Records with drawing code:

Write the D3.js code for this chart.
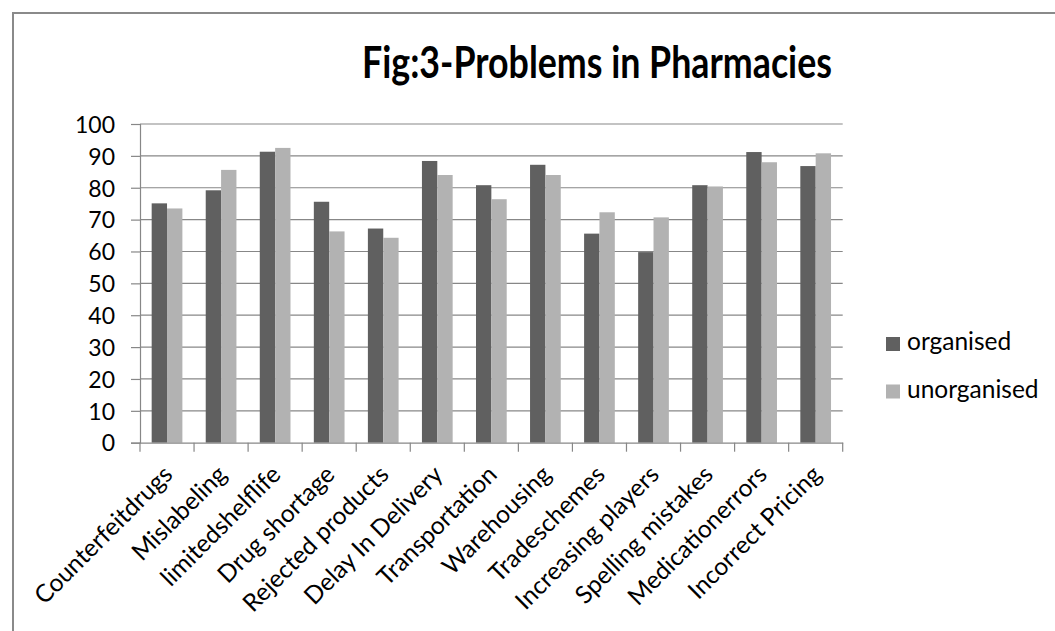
<!DOCTYPE html>
<html><head><meta charset="utf-8">
<script src="https://cdn.jsdelivr.net/npm/d3@7"></script>
<style>
html,body{margin:0;padding:0;background:#fff;}
svg{display:block;}
text{font-family:"Lato","Open Sans",sans-serif;fill:#000;}
</style></head>
<body>
<svg id="chart" width="1055" height="631"></svg>
<script>
const title = "Fig:3-Problems in Pharmacies";
const categories = ["Counterfeitdrugs","Mislabeling","limitedshelflife","Drug shortage","Rejected products","Delay In Delivery","Transportation","Warehousing","Tradeschemes","Increasing players","Spelling mistakes","Medicationerrors","Incorrect Pricing"];
const seriesNames = ["organised","unorganised"];
const organised   = [75.1,79.2,91.3,75.6,67.2,88.4,80.8,87.2,65.6,59.8,80.8,91.2,86.8];
const unorganised = [73.5,85.6,92.5,66.3,64.3,84.0,76.4,84.0,72.3,70.7,80.4,88.0,90.8];
const yTicks = [0,10,20,30,40,50,60,70,80,90,100];
const colors = ["#606060","#b2b2b2"];

const svg = d3.select("#chart");
const W = 1055, H = 631;
const plot = {left:140, right:842.7, top:124, bottom:442.7};
const gridColor = "#878787";

// outer frame
svg.append("path")
  .attr("d", `M13,${H+5} L13,13 L${W+5},13`)
  .attr("fill","none").attr("stroke","#8a8a8a").attr("stroke-width",2);

// title
svg.append("text").attr("x", 597).attr("y", 78)
  .attr("text-anchor","middle")
  .style("font-weight","700").style("font-size","44px")
  .attr("textLength", 470).attr("lengthAdjust","spacingAndGlyphs")
  .text(title);

const x0 = d3.scaleBand().domain(categories).range([plot.left, plot.right]).paddingInner(0).paddingOuter(0);
const x1 = d3.scaleBand().domain(seriesNames).range([0, x0.bandwidth()]).paddingInner(0).paddingOuter(0.76);
const y = d3.scaleLinear().domain([0,100]).range([plot.bottom, plot.top]);

// gridlines
svg.append("g").selectAll("line").data(yTicks.filter(d=>d>0)).join("line")
  .attr("x1", plot.left).attr("x2", plot.right)
  .attr("y1", d=>y(d)).attr("y2", d=>y(d))
  .attr("stroke", gridColor).attr("stroke-width",1.2);

// bars
const table = categories.map((c,i)=>({cat:c, vals:[organised[i], unorganised[i]]}));
const groups = svg.append("g").selectAll("g").data(table).join("g")
  .attr("transform", d=>`translate(${x0(d.cat)},0)`);
groups.selectAll("rect").data(d=>d.vals.map((v,j)=>({name:seriesNames[j], v, j}))).join("rect")
  .attr("x", d=>x1(d.name)).attr("width", x1.bandwidth())
  .attr("y", d=>y(d.v)).attr("height", d=>plot.bottom - y(d.v))
  .attr("fill", d=>colors[d.j]);

// y axis
const yAxis = d3.axisLeft(y).tickValues(yTicks).tickSize(9).tickPadding(16);
const gy = svg.append("g").attr("transform", `translate(${plot.left},0)`).call(yAxis);
gy.select(".domain").attr("stroke", gridColor).attr("stroke-width",1.2);
gy.selectAll(".tick line").attr("stroke", gridColor).attr("stroke-width",1.2);
gy.selectAll(".tick text").style("font-size","23px").attr("fill","#000").attr("dy","0.36em");

// x axis
const xAxis = d3.axisBottom(x0).tickSize(0).tickFormat("");
const gx = svg.append("g").attr("transform", `translate(0,${plot.bottom})`).call(xAxis);
gx.select(".domain").attr("stroke", gridColor).attr("stroke-width",1.2);
gx.selectAll(".tick").remove();
// category boundary ticks
const bounds = categories.map(c=>x0(c)).concat([plot.right]);
svg.append("g").selectAll("line").data(bounds).join("line")
  .attr("x1", d=>d).attr("x2", d=>d)
  .attr("y1", plot.bottom).attr("y2", plot.bottom+9)
  .attr("stroke", gridColor).attr("stroke-width",1.2);
// rotated labels
svg.append("g").selectAll("text").data(categories).join("text")
  .attr("transform", d=>`translate(${x0(d)+x0.bandwidth()/2+7},${476}) rotate(-45)`)
  .attr("text-anchor","end")
  .style("font-size","24.5px")
  .text(d=>d);

// legend
const lg = svg.append("g").selectAll("g").data(seriesNames).join("g")
  .attr("transform", (d,i)=>`translate(886,${337 + i*47.5})`);
lg.append("rect").attr("width",14).attr("height",14).attr("fill",(d,i)=>colors[i]);
lg.append("text").attr("x",21).attr("y",13).style("font-size","24.5px").text(d=>d);
</script>
</body></html>
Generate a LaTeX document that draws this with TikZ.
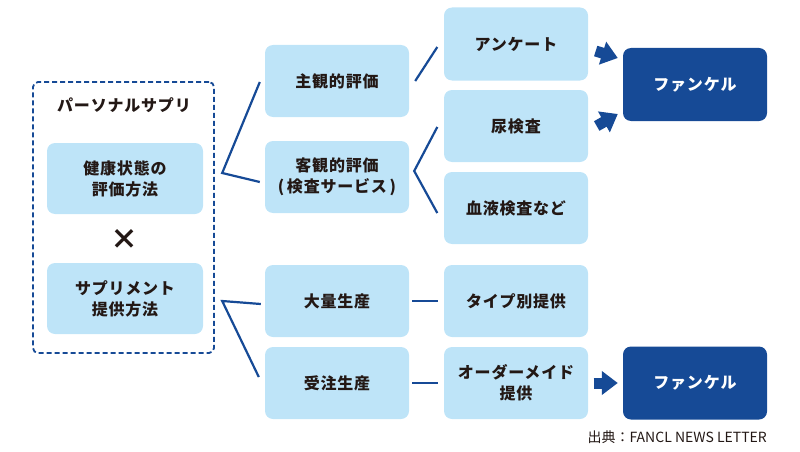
\documentclass[tikz,border=0pt]{standalone}
\usepackage{fontspec}
\setmainfont{Noto Sans CJK JP}[LetterSpace=5]
\newfontfamily\srcfont{Noto Sans CJK JP}
\usetikzlibrary{arrows.meta,calc}
\definecolor{lb}{RGB}{190,228,248}
\definecolor{db}{RGB}{22,74,150}
\definecolor{tx}{RGB}{35,24,21}
\begin{document}
\begin{tikzpicture}[x=1pt,y=-1pt,
  lbox/.style={fill=lb, rounded corners=8pt, minimum width=144pt, minimum height=72pt, inner sep=0pt, align=center, text=tx, font=\fontsize{16}{21}\selectfont\bfseries},
  dbox/.style={fill=db, rounded corners=8pt, minimum width=144pt, minimum height=73pt, inner sep=0pt, align=center, text=white, font=\fontsize{16}{21}\selectfont\bfseries},
  conn/.style={draw=db, line width=2.2pt},
  barrow/.style={draw=db, line width=11pt, -{Triangle[length=16pt,width=23pt]}},
  lbl/.style={text=tx, font=\fontsize{16}{21}\selectfont\bfseries}]
\path[use as bounding box] (0,0) rectangle (800,452);
% persona box
\node[draw=db, dash pattern=on 5pt off 3pt, line width=1.8pt, rounded corners=5pt, minimum width=181pt, minimum height=271pt, inner sep=0pt] (pers) at (123.5,217.5) {};
\node[lbl] (title) at (124,105) {パーソナルサプリ};
\node[lbox, minimum width=156pt, minimum height=71pt] (kenko) at (125,178.5) {健康状態の\\評価方法};
\node[lbl, font=\fontsize{28}{28}\selectfont\bfseries] (times) at (124,239) {×};
\node[lbox, minimum width=156pt, minimum height=71pt] (supp) at (125,298.5) {サプリメント\\提供方法};
% column 2
\node[lbox] (shukan) at (337,81) {主観的評価};
\node[lbox] (kyakkan) at (337,177) {客観的評価\\(\,検査サービス\,)};
\node[lbox] (tairyo) at (337,301) {大量生産};
\node[lbox] (juchu) at (337,383) {受注生産};
% column 3
\node[lbox, minimum height=73pt] (ank) at (516,44) {アンケート};
\node[lbox] (nyo) at (516,126) {尿検査};
\node[lbox] (ketsu) at (516,208) {血液検査など};
\node[lbox] (type) at (516,301) {タイプ別提供};
\node[lbox] (order) at (516,383) {オーダーメイド\\提供};
% column 4
\node[dbox] (fan1) at (695,84.5) {ファンケル};
\node[dbox] (fan2) at (695,383) {ファンケル};
% connectors
\coordinate (v1) at ($(kenko.east)+(19,-5.5)$);
\draw[conn] ($(shukan.west)+(-5,1)$) -- (v1) -- ($(kyakkan.west)+(-5,5)$);
\coordinate (v2) at ($(supp.east)+(19,2.5)$);
\draw[conn] ($(tairyo.west)+(-4,3)$) -- (v2) -- ($(juchu.west)+(-6,-6)$);
\draw[conn] ($(shukan.east)+(6,0)$) -- ($(ank.west)+(-6.5,3)$);
\coordinate (v3) at ($(kyakkan.east)+(5,-6)$);
\draw[conn] ($(nyo.west)+(-6.5,1)$) -- (v3) -- ($(ketsu.west)+(-6.5,5)$);
\draw[conn] ($(tairyo.east)+(3,0)$) -- ($(type.west)+(-5.5,0)$);
\draw[conn] ($(juchu.east)+(3,0)$) -- ($(order.west)+(-5.5,0)$);
% block arrows
\coordinate (a1s) at ($(ank.east)+(7.5,7)$);
\coordinate (a1e) at ($(fan1.west)+(-5,-26.5)$);
\draw[barrow] (a1s) -- (a1e);
\coordinate (a2s) at ($(nyo.east)+(8.5,0)$);
\coordinate (a2e) at ($(fan1.west)+(-5,29.5)$);
\draw[barrow] (a2s) -- (a2e);
\coordinate (a3s) at ($(order.east)+(5.5,0)$);
\coordinate (a3e) at ($(fan2.west)+(-5,0)$);
\draw[barrow] (a3s) -- (a3e);
% source
\node[anchor=base east, inner sep=0pt, text=tx, font=\srcfont\fontsize{14}{16}\selectfont] (src) at (767,442) {出典：FANCL NEWS LETTER};
\end{tikzpicture}
\end{document}
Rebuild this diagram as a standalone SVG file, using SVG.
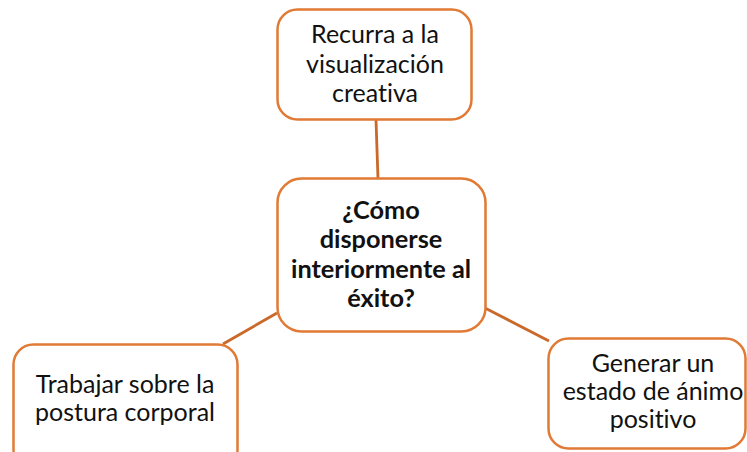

* [WHAT TO PRODUCE]: Scan the material above. Copy each line that holds the word "standalone".

* [FULL SOLUTION]:
\documentclass[tikz,border=0pt]{standalone}
Rebuild this diagram as a standalone SVG file, using SVG.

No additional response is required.